Tomás le mostró a Jesús la lata de película que acompañaba los documentos del Proyecto Cronovisor.

—Queremos ver esta filmación.

Jesús echó un vistazo a la lata. A sus veinticinco años, era el redactor más joven de la revista, y el encargado de la sección de cultura fantástica. Especialista en gore, por el momento solo como espectador, al ser hijo de carniceros poseía las herramientas críticas ideales para todo lo que tenía que ver con vísceras y sangre, o al menos eso decía la leyenda que él mismo difundía.

—Dieciséis milímetros... Cuestión de pillar un proyector. —Abrió por completo sus ojos de batracio—. ¿De cuándo es la película?

—¿Puedes conseguirnos el proyector? —Tomás estaba impaciente.

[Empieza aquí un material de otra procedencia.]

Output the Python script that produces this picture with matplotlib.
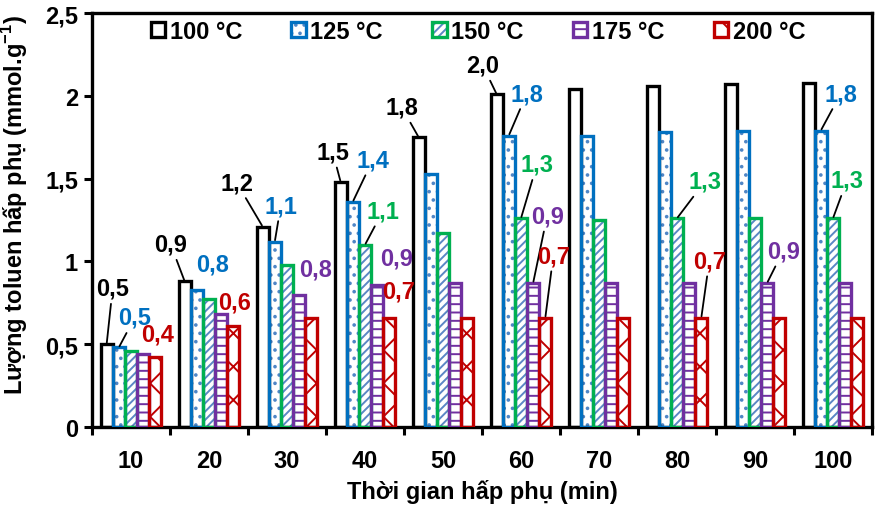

—Sí, claro. Pero… ¿de qué va esto?

Tomás y Eulalia cruzaron las miradas. Ambos eran conscientes de que los demás redactores ya se estaban oliendo algo. El más veterano y madrugador, Mateo, un viejo hippie con pasado en la India, no había podido disimular su curiosidad al encontrárselos reunidos en el despacho tan temprano. Por dos veces se había asomado para formular alguna pregunta intrascendente mientras los ojos se le iban a los documentos que reposaban sobre la mesa. Cuando llegaron poco después Fermín y Juanma, los inseparables perseguidores de ovnis, el trío no tardó en intercambiar cuchicheos. Y aunque era habitual que Carlos, el todoterreno, preparase el primer café de la mañana para sus colegas, lo cierto es que verlos saboreándolo en grupo mientras miraban de reojo qué se cocía tras las mamparas de cristal del despacho era realmente algo raro.